Egress Router Pod, which is a special pod with two network interfaces, and uses MacVlan technology to directly connect one of the container network interface to the external network. All pods out-of-cluster traffic will pass through this pod. Different CNIs (SDN or OVN-Kubernetes) have different functions for the pod. Only redirection operations are supported under OVN-Kubernetes CNI. Generally speaking, this is not suitable for large-scale use. From the perspective of Egress security policy setting, it is still impossible to distinguish between different services, and the centralized Egress pod can easily become a performance bottleneck.
EgressFirewall, which is actually a feature of OVN-Kubernetes.

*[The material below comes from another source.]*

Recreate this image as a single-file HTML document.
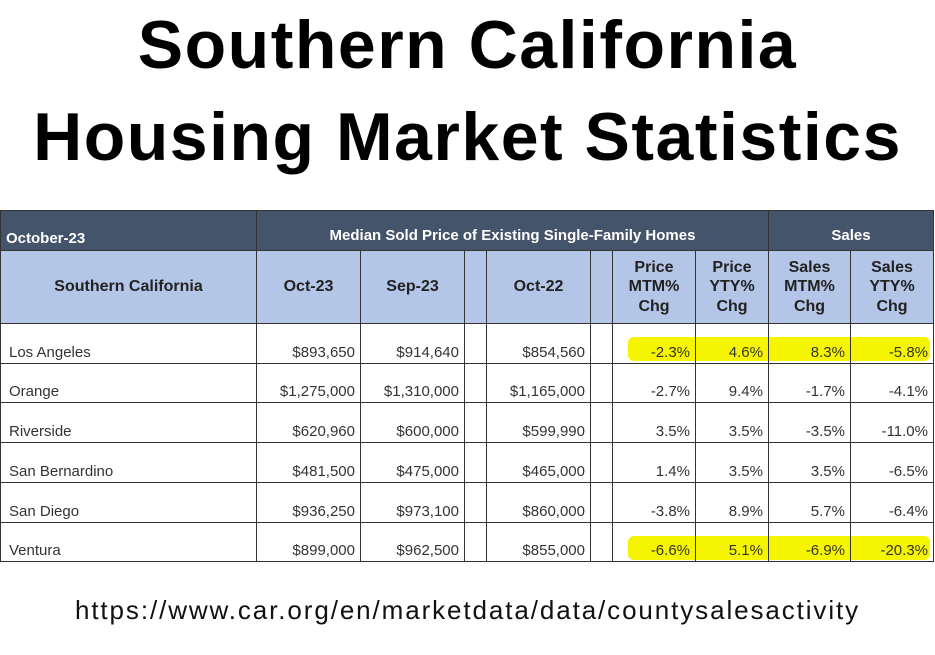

Allows setting outbound access rules for a project or namespace, which can be based on protocols, ports, IP, FQDN and other dimensions. The protocol only supports TCP, UDP, SCTP, and cannot support other protocol control. It only allows setting based on the namespace level. Only one rule file is allowed to be set in a namespace, and cannot set different rules for different services in the cluster. Also it limits each namespace/project to a maximum of 8000 rules. Observables or events are also not supported.
Egress NetworkPolicy, similar to EgressFirewall, supports this CRD when using Openshift SDN CNI. But the Egress NetworkPolicy is more restrictive, for example, each namespace/project supports a maximum of 1000 rules, and the network policy or multitenant mode must be turned on.